Before coming to the United States, Chodon worked for five years on children's education in the Department of Education of the Central Tibetan Administration, the Tibetan government in exile, Tsedup said. 

Oikos University is a small, private Christian college located near the Oakland Coliseum. Chodon, like most of her compatriots, was a Tibetan Buddhist, said , a spokesman for the Tibetan Association of Northern California. 

"She told me she was studying nursing, not to make money, but she really wanted to do something to help everyone," Tulku said.

"She has a very spiritual motivation," said Tulku, who was born in Tibet in 1954 and fled in 1959.

"She was very dedicated," Tulku said, adding that she showed up for the association's various events and activities and volunteered to lend a hand. "She comes all the time, anytime we need help." She was especially devoted to working with children, he said.

News of her death spread quickly among the close-knit local Tibetan community, said Tulku, a co-founder of the Bay Area Friends of Tibet who also works as a barista at Starbucks in El Cerrito Plaza.

Tulku's phone was busy late into the night, he said. "People were so much shocked, shock and sadness," he said. "I almost couldn't sleep last night."

"She's a really nice and caring person...who always helped others with an open heart," Tsedup said. "It's really sad that such a nice person is no more with us today."

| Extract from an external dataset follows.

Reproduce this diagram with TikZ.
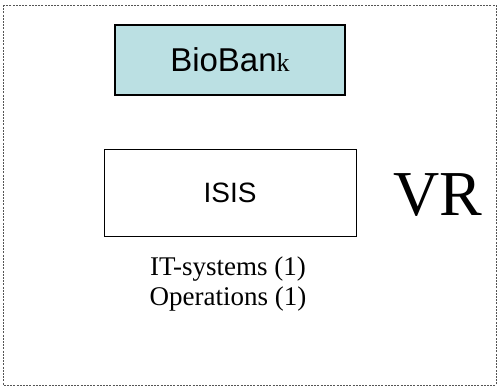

"It's a painful time for everyone," he said, adding that her death adds to other tragedies that have beset Tibetans, including the 33 who engaged in self-immolation since 2009 in protest of Chinese occupation of Tibet and loss of freedom for their homeland, he said.

"In such a situation, it's really sad that someone in the free world had to die," Tsedup said.

Her death not only brought grief but also reinforced the resolve among local Tibetans to foster compassion for all beings and education for children that stresses non-violence, Tulku said. 

Update: 10 p.m.: In closing remarks at the El Cerrito City Council meeting tonight, Mayor Bill Jones took note of Chodon's death and said, "Our thoughts and condolences are also with her family and friends as well as with the family and friends of the other people that were either killed or injured during that terrible event in Oakland." 

Editor's note: The list of victims released by the Alameda County Sheriff's Department department has an alternative spelling for Chodon's last name, "Choedon." The notice of her death from the Tibetan Association of Northern California spelled it "Chodon."